• Brief
Return, exactly as written, every line from the first line of the data below through the line that contains "const rightTicks = [0, 200, 400, 600, 800, 1000, 1200];".

○ ○ ○ ○ ○ ○ ○

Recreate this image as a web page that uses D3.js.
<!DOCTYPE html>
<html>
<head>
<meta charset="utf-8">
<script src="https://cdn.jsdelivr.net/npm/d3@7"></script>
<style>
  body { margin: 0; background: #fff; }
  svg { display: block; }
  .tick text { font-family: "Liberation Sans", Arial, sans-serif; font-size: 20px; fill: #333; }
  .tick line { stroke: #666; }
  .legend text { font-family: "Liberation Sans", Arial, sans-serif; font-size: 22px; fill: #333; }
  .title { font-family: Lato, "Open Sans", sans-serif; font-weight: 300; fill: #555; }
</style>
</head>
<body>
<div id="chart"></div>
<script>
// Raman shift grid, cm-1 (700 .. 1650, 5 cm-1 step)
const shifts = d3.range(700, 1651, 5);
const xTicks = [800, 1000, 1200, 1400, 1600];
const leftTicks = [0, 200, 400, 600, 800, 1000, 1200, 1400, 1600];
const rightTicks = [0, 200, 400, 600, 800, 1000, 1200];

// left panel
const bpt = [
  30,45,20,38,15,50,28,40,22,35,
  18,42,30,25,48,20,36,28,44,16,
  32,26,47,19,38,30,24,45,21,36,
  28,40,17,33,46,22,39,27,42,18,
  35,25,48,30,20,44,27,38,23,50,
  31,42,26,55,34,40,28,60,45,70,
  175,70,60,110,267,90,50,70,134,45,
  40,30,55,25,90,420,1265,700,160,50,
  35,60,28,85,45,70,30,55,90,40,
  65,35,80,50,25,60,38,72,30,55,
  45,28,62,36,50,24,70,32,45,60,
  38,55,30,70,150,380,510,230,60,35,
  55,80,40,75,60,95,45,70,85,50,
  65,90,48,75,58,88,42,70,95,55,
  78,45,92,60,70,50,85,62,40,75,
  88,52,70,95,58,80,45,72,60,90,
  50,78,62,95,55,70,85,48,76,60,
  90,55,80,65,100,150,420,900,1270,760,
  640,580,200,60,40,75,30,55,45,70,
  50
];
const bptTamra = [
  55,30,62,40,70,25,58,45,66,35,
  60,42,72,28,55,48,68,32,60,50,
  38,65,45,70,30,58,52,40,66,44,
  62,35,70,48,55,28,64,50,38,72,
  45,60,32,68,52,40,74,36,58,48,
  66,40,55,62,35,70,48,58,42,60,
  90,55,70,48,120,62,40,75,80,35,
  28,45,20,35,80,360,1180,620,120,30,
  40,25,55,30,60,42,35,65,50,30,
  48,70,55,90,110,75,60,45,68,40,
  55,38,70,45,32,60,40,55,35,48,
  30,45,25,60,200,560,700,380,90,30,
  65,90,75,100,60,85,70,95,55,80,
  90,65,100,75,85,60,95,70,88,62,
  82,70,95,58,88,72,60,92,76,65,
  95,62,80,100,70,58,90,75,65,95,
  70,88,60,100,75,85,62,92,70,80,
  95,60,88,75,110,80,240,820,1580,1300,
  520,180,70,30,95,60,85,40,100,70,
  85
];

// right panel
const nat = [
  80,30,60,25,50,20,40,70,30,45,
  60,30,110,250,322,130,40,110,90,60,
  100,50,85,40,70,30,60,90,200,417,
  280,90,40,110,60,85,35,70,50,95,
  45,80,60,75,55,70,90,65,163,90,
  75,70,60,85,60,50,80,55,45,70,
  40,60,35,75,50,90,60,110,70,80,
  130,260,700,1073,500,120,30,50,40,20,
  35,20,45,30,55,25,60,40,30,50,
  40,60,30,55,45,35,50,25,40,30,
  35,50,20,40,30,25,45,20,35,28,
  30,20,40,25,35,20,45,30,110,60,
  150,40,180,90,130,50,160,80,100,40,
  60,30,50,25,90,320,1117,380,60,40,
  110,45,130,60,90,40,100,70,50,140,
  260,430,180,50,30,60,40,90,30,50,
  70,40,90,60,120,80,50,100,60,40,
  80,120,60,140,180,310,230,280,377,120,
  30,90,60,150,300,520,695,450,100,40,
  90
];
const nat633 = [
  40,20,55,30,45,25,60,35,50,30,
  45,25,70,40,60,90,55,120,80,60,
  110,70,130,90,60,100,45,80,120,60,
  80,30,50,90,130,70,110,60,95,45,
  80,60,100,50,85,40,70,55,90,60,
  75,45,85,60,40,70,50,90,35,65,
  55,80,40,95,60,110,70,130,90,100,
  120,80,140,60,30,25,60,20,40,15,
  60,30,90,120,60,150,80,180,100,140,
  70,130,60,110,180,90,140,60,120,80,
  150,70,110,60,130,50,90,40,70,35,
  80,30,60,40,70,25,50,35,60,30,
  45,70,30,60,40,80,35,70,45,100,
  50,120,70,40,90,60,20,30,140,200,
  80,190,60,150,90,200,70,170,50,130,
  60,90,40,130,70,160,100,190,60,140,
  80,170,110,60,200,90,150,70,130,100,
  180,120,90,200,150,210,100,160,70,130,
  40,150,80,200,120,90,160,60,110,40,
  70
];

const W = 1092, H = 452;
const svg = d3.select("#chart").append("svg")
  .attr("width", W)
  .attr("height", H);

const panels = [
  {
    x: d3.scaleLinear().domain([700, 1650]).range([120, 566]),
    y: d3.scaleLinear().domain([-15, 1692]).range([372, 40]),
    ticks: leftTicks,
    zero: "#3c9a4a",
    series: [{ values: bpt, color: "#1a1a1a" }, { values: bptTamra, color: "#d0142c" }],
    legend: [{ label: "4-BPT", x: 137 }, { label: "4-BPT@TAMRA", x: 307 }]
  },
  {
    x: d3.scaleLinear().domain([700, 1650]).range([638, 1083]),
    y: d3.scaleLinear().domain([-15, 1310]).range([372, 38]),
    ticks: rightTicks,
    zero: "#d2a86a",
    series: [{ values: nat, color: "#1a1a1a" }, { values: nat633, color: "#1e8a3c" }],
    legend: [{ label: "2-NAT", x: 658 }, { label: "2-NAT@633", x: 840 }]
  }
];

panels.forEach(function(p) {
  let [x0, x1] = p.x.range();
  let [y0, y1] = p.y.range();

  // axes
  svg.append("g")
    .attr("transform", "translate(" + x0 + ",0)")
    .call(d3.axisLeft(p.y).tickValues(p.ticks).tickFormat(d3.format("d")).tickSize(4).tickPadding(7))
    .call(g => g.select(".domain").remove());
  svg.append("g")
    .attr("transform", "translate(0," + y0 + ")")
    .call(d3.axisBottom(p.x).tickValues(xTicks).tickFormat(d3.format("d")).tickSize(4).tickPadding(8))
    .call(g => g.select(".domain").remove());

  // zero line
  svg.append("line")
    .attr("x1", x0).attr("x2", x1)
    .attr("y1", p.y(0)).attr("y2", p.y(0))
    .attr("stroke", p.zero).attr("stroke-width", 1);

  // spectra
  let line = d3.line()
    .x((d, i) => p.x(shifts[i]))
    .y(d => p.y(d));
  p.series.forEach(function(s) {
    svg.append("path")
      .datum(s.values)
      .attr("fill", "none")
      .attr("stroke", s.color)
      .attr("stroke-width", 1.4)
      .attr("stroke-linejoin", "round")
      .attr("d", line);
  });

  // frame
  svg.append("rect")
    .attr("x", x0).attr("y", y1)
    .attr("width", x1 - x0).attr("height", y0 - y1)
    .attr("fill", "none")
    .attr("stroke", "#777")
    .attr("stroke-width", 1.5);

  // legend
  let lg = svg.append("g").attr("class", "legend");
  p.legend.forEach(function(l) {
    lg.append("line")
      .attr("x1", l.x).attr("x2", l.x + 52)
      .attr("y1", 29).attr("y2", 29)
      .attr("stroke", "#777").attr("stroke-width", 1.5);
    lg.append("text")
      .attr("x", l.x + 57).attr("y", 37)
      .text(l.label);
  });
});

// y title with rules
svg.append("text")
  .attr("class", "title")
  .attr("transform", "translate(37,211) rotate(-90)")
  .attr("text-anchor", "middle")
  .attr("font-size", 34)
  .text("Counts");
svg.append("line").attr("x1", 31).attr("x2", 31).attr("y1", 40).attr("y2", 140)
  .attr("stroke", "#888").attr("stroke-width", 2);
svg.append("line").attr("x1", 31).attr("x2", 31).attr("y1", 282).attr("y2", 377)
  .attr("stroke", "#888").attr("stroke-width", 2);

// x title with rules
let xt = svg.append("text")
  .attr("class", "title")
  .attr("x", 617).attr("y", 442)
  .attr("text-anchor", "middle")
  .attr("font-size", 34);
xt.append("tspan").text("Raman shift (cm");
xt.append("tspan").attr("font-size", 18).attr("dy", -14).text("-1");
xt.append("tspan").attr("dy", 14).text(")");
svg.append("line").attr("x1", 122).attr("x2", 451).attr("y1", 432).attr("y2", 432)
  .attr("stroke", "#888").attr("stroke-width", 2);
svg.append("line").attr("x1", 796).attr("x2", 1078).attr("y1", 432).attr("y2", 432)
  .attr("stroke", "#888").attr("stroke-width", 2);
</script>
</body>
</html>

○ ○ ○ ○ ○ ○ ○

• Task answer
Recreate this image as a web page that uses D3.js.
<!DOCTYPE html>
<html>
<head>
<meta charset="utf-8">
<script src="https://cdn.jsdelivr.net/npm/d3@7"></script>
<style>
  body { margin: 0; background: #fff; }
  svg { display: block; }
  .tick text { font-family: "Liberation Sans", Arial, sans-serif; font-size: 20px; fill: #333; }
  .tick line { stroke: #666; }
  .legend text { font-family: "Liberation Sans", Arial, sans-serif; font-size: 22px; fill: #333; }
  .title { font-family: Lato, "Open Sans", sans-serif; font-weight: 300; fill: #555; }
</style>
</head>
<body>
<div id="chart"></div>
<script>
// Raman shift grid, cm-1 (700 .. 1650, 5 cm-1 step)
const shifts = d3.range(700, 1651, 5);
const xTicks = [800, 1000, 1200, 1400, 1600];
const leftTicks = [0, 200, 400, 600, 800, 1000, 1200, 1400, 1600];
const rightTicks = [0, 200, 400, 600, 800, 1000, 1200];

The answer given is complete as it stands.